Questions or Concerns

There is only one ground for a claim under the Inheritance Act, which is that the disposition (or division) of the deceased’s estate, whether following the Will or under the laws of Intestacy, does not make reasonable financial provision for the applicant.

If someone has died, the Inheritance Act allows certain people to make claims against the estate if they have not been reasonably (financially) provided for.

There are a range of funding options which might be available to fund your case.

These include:

  • ‘No win no fee’ agreements
  • Discounted fee agreements
  • Legal expense insurance (often included with home insurance policies).

Where the applicant is a spouse, or a civil partner, of the deceased, ‘reasonable financial provision’ means such provision as would be reasonable in all the circumstances of the case for a husband or wife or a civil partner to receive, whether or not that provision is required
for his or her maintenance. 

The court must consider, but is not bound to follow, the likely settlement that would have made within divorce proceedings, if the parties had divorced rather than the deceased having died.

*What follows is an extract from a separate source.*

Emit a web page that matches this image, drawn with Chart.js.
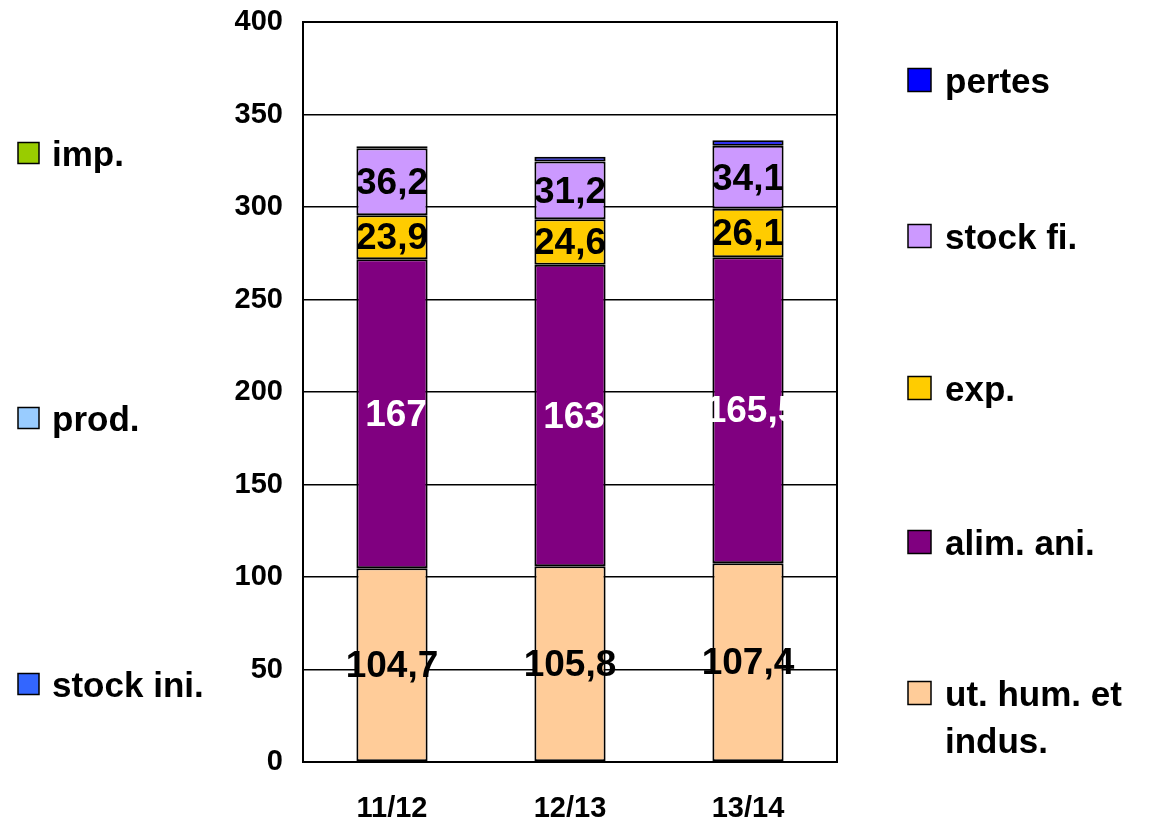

You may hear this referred to as the ‘divorce fiction’.

For all other applicants under the Inheritance Act, ‘reasonable financial provision’ means such provision as it would be reasonable in all the circumstance of the case for the applicant to receive for his maintenance. 

Thus the court will not make an order in these circumstances only because the applicant feels that the Will or Intestacy is unfair or is not as they expected. The applicant must show that he had a reasonable expectation of having his living costs met by the deceased. 

If the applicant was financially independent of the deceased before the date of death, it may be very difficult to show such an expectation.